I just tried another document - initially created in Writer and exported as PDF - and it also had some issues. The PDF and exported file are attached.
testwp.doc (97.1 KB)
testwp.pdf (95.8 KB)

Version: 7.6.4.1 (X86_64) / LibreOffice Community
Build ID: 60(Build:1)
CPU threads: 16; OS: Linux 5.15; UI render: default; VCL: gtk3
Locale: en-AU (wbp_AU.UTF-8); UI: en-US
SlackBuild for 7.6.4 by Eric Hameleers
Calc: threaded

ajlittoz · January 17, 2024, 10:21am

Apparently, it was not converted to a text flow.

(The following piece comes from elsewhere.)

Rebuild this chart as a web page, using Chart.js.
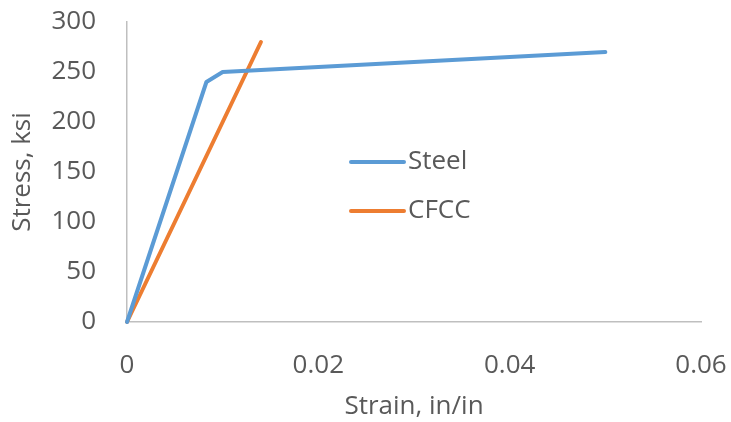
<!DOCTYPE html>
<html>
<head>
<meta charset="utf-8">
<script src="https://cdn.jsdelivr.net/npm/chart.js@4.4.0/dist/chart.umd.min.js"></script>
<style>
  html, body { margin: 0; padding: 0; background: #fff; }
  #wrap { width: 731px; height: 422px; position: relative; }
</style>
</head>
<body>
<div id="wrap"><canvas id="stressChart"></canvas></div>
<script>
// ========== DATA ==========
var steelStrain = [0, 0.0083, 0.01, 0.05];
var steelStress = [0, 240, 250, 270];
var cfccStrain = [0, 0.014];
var cfccStress = [0, 280];
var seriesNames = ["Steel", "CFCC"];
var xTicks = [0, 0.02, 0.04, 0.06];
var yTicks = [0, 50, 100, 150, 200, 250, 300];

function toPoints(xs, ys) {
  return xs.map(function (x, i) { return { x: x, y: ys[i] }; });
}

var textColor = "#595959";
var fontFamily = "'Open Sans', 'Noto Sans', sans-serif";
var fontSize = 26;

// legend drawn inside the plot, like the original
var inlineLegend = {
  id: "inlineLegend",
  afterDraw: function (chart) {
    var ctx = chart.ctx;
    var area = chart.chartArea;
    var x0 = area.left + 224;
    var y0 = area.top + 140;
    ctx.save();
    ctx.font = fontSize + "px " + fontFamily;
    ctx.textBaseline = "middle";
    chart.data.datasets.forEach(function (ds, i) {
      var y = y0 + i * 49;
      ctx.strokeStyle = ds.borderColor;
      ctx.lineWidth = 4;
      ctx.lineCap = "round";
      ctx.beginPath();
      ctx.moveTo(x0, y);
      ctx.lineTo(x0 + 53, y);
      ctx.stroke();
      ctx.fillStyle = textColor;
      ctx.fillText(ds.label, x0 + 57, y);
    });
    ctx.restore();
  }
};

var ctx = document.getElementById("stressChart");
new Chart(ctx, {
  type: "scatter",
  data: {
    datasets: [
      {
        label: seriesNames[0],
        data: toPoints(steelStrain, steelStress),
        showLine: true,
        borderColor: "#5B9BD5",
        backgroundColor: "#5B9BD5",
        borderWidth: 4,
        borderCapStyle: "round",
        borderJoinStyle: "round",
        pointRadius: 0,
        clip: false
      },
      {
        label: seriesNames[1],
        data: toPoints(cfccStrain, cfccStress),
        showLine: true,
        borderColor: "#ED7D31",
        backgroundColor: "#ED7D31",
        borderWidth: 4,
        borderCapStyle: "round",
        borderJoinStyle: "round",
        pointRadius: 0,
        clip: false
      }
    ]
  },
  options: {
    responsive: true,
    maintainAspectRatio: false,
    animation: false,
    layout: { padding: { top: 22, right: 30, left: 0, bottom: 0 } },
    plugins: {
      legend: { display: false },
      tooltip: { enabled: false }
    },
    scales: {
      x: {
        type: "linear",
        min: xTicks[0],
        max: xTicks[xTicks.length - 1],
        afterBuildTicks: function (scale) {
          scale.ticks = xTicks.map(function (v) { return { value: v }; });
        },
        afterFit: function (scale) {
          scale.height = 100;
          scale.paddingLeft = 0;
          scale.paddingRight = 0;
        },
        grid: { display: false, drawTicks: false },
        border: { display: true, color: "#bfbfbf", width: 1.5 },
        ticks: {
          padding: 28,
          color: textColor,
          font: { size: fontSize, family: fontFamily },
          callback: function (v) { return String(+v.toFixed(2)); }
        },
        title: {
          display: true,
          text: "Strain, in/in",
          color: textColor,
          font: { size: fontSize, family: fontFamily },
          padding: { top: 4, bottom: 0 }
        }
      },
      y: {
        type: "linear",
        min: yTicks[0],
        max: yTicks[yTicks.length - 1],
        afterBuildTicks: function (scale) {
          scale.ticks = yTicks.map(function (v) { return { value: v }; });
        },
        afterFit: function (scale) {
          scale.width = 127;
          scale.paddingTop = 0;
          scale.paddingBottom = 0;
        },
        grid: { display: false, drawTicks: false },
        border: { display: true, color: "#bfbfbf", width: 1.5 },
        ticks: {
          padding: 31,
          color: textColor,
          font: { size: fontSize, family: fontFamily }
        },
        title: {
          display: true,
          text: "Stress, ksi",
          color: textColor,
          font: { size: fontSize, family: fontFamily },
          padding: { top: 7, bottom: 0 }
        }
      }
    }
  },
  plugins: [inlineLegend]
});
</script>
</body>
</html>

Text boxes remained text boxes, i.e. they are “decorations” which are unusable to manipulate text and can’t be styled.

robleyd · January 17, 2024, 10:26am

And the layout is messed up somewhat; some of the text boxes overflow the right margin. The conversion “works” for very small values of work

ajlittoz · January 17, 2024, 12:33pm

Text boxes usually autosize to contents. In this case, they overflow because the font face is perhaps not the same as the original one, also because the various the effective formatting (weight, kerning, space effective width, …) could not be guessed. These attributes are not encoded in PDF, at least not as directly as in ODF or DOC(X).

Note also that paragraph structure is not rebuilt.

I think that margin size are not correctly transferred. The footnote in page 2 is not a footnote but some text box (in fact a pair of text boxes) erroneously positioned in the bottom margin. Text at right middle height is truncated and I see no obvious reason for it. Footer is nowhere.

OCR programs would perhaps achieve a better result, at least regarding paragraph structure.